Cuciurean v Secretary of State for Transport  EWCA Civ 357
Trespass – person unknown – injunction – committal for contempt of court
The Secretary of State for Transport obtained an injunction in March 2020 which prohibited “persons unknown” from trespassing on land held for the purposes of the HS2 rail project. The court ordered service of the order by an alternative method under CPR r81.8(2)(b) and set out the steps to be taken to effect good service, including affixing copies to “posts, gates, fences and hedges at conspicuous locations around … [the land]” and advertising its existence on specified websites. These requirements had been complied with. The Appellant was an environmental protestor. Marcus Smith J had following a three days trial found him in breach of the injunction by making 12 incursions onto the land. The Judge had found that he had done so consciously and deliberately, in knowledge of the order. The Judge made an order committing him to prison for six months, suspended for 12 months. The Appellant appealed against this order on various grounds.
The Court of Appeal dismissed the appeal, save that it reduced the sanction imposed from six months to three months.
The Appellant argued, amongst other things, that the physical boundaries had been wrongly demarcated and did not correspond to the demarcation of the land in the plan attached to the order. The Court of Appeal confirmed that, as in any boundary dispute, in a contempt application the court would need to look at topographical features on the ground when constructing the plan. The Judge had therefore not erred and had been entitled to find that the respondents’ case was made out.
Further, there was no need for the Appellant to have actual “knowledge” of the order. The only requirement was that the order had been correctly served in accordance with the CPR; the court’s civil contempt jurisdiction was engaged if the claimant proved to the criminal standard that the order in question was served, and that the defendant performed at least one deliberate act that, as a matter of fact, was non-compliant with the order. There was no further requirement of mens rea. If the court found that a defendant had no actual knowledge of the relevant order then the court could impose no penalty. That was not problematic in principle, especially as this was a civil jurisdiction, not a criminal one.
The Court of Appeal did however hold the judge had imposed a period of committal that was greater than necessary or proportionate. The sanction ought to be one of three months’ committal, suspended for 12 months.

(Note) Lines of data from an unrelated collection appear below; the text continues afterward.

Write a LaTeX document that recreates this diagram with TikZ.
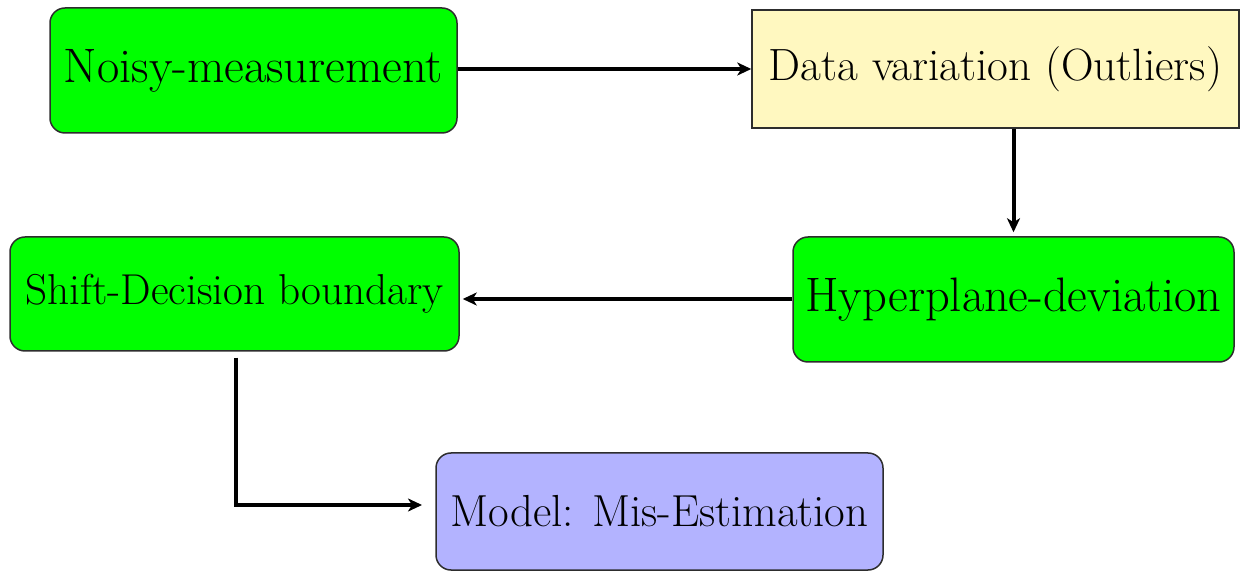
\documentclass[tikz,border=0pt]{standalone}
\usetikzlibrary{arrows.meta}
\definecolor{boxgreen}{RGB}{0,255,0}
\definecolor{boxyellow}{RGB}{255,248,192}
\definecolor{boxblue}{RGB}{179,179,255}
\definecolor{edgegray}{RGB}{45,45,45}
\tikzset{
  basebox/.style={draw=edgegray, line width=0.75pt, inner sep=0pt, align=center},
  roundbox/.style={basebox, rounded corners=7.5pt},
  flow/.style={line width=2pt, -{Stealth[length=7pt,width=6.5pt,inset=2pt]}},
}
\begin{document}
\begin{tikzpicture}[x=0.5pt,y=-0.5pt]
\useasboundingbox (0,0) rectangle (1241,576);
\node[roundbox, fill=boxgreen, minimum width=203.5pt, minimum height=62.5pt,
      font=\fontsize{24.2}{28}\selectfont] (noisy) at (253.5,70.5) {Noisy-measurement};
\node[basebox, fill=boxyellow, minimum width=243.5pt, minimum height=59pt,
      font=\fontsize{22.6}{26}\selectfont] (data) at (995.5,69) {Data variation (Outliers)};
\node[roundbox, fill=boxgreen, minimum width=220.5pt, minimum height=62.5pt,
      font=\fontsize{24.2}{28}\selectfont] (hyper) at (1013.5,299.5) {Hyperplane-deviation};
\node[roundbox, fill=boxgreen, minimum width=224.5pt, minimum height=57pt,
      font=\fontsize{21.6}{25}\selectfont] (shift) at (234.5,294) {Shift-Decision boundary};
\node[roundbox, fill=boxblue, minimum width=223.5pt, minimum height=58.5pt,
      font=\fontsize{22.45}{26}\selectfont] (model) at (659.5,511.5) {Model: Mis-Estimation};
\coordinate (modelin) at (436,505);
\draw[flow] (noisy.east |- data.west) -- (data.west);
\draw[flow, shorten >=2pt] (hyper.north |- data.south) -- (hyper.north);
\draw[flow, shorten >=1.5pt] (hyper.west |- 0,299) -- (shift.east |- 0,299);
\draw[flow, shorten <=3pt, shorten >=7pt] (shift.south -| 236,0) |- (modelin);
\end{tikzpicture}
\end{document}
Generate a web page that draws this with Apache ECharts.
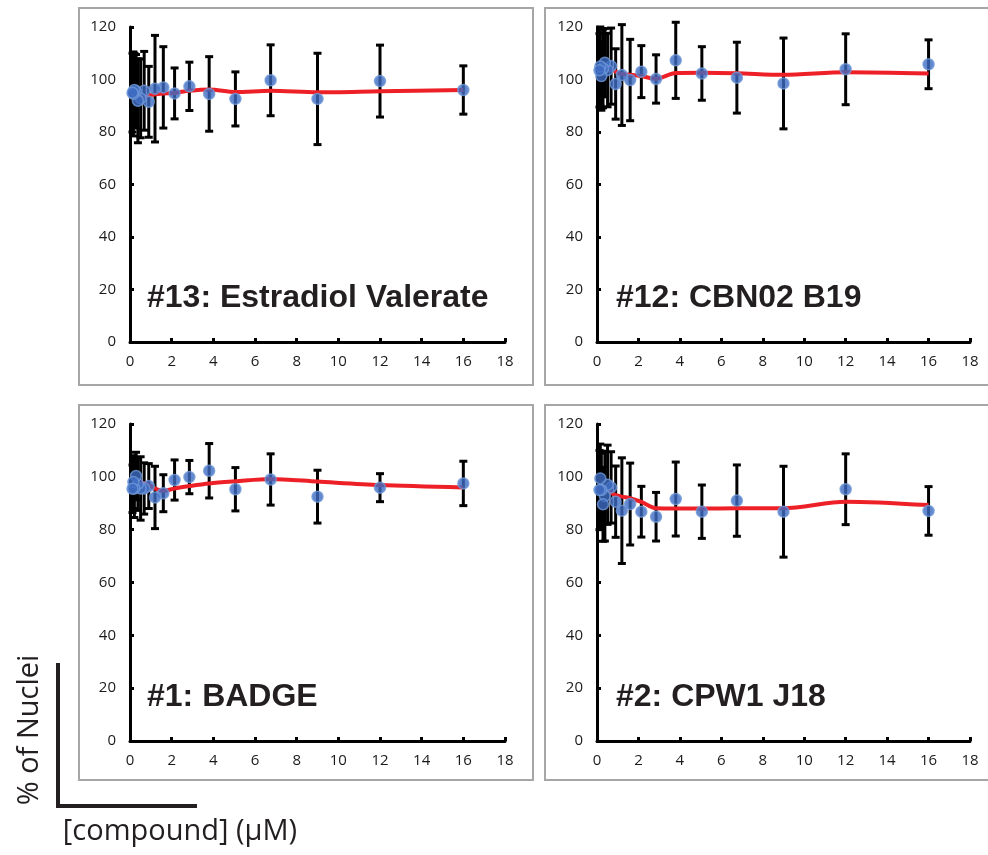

The case confirms that when interpreting a plan attached to a court order, the court will approach it in the same way as where the precise location of a boundary is disputed in a conveyancing context. The court will therefore look at the topographical features on the ground; existing boundary features such as fences, hedges, or ditches will always be of weight. Further, the sole question to engage court’s civil contempt jurisdiction is to establish that the order has been “served”; albeit this must be proved to the criminal standard of proof.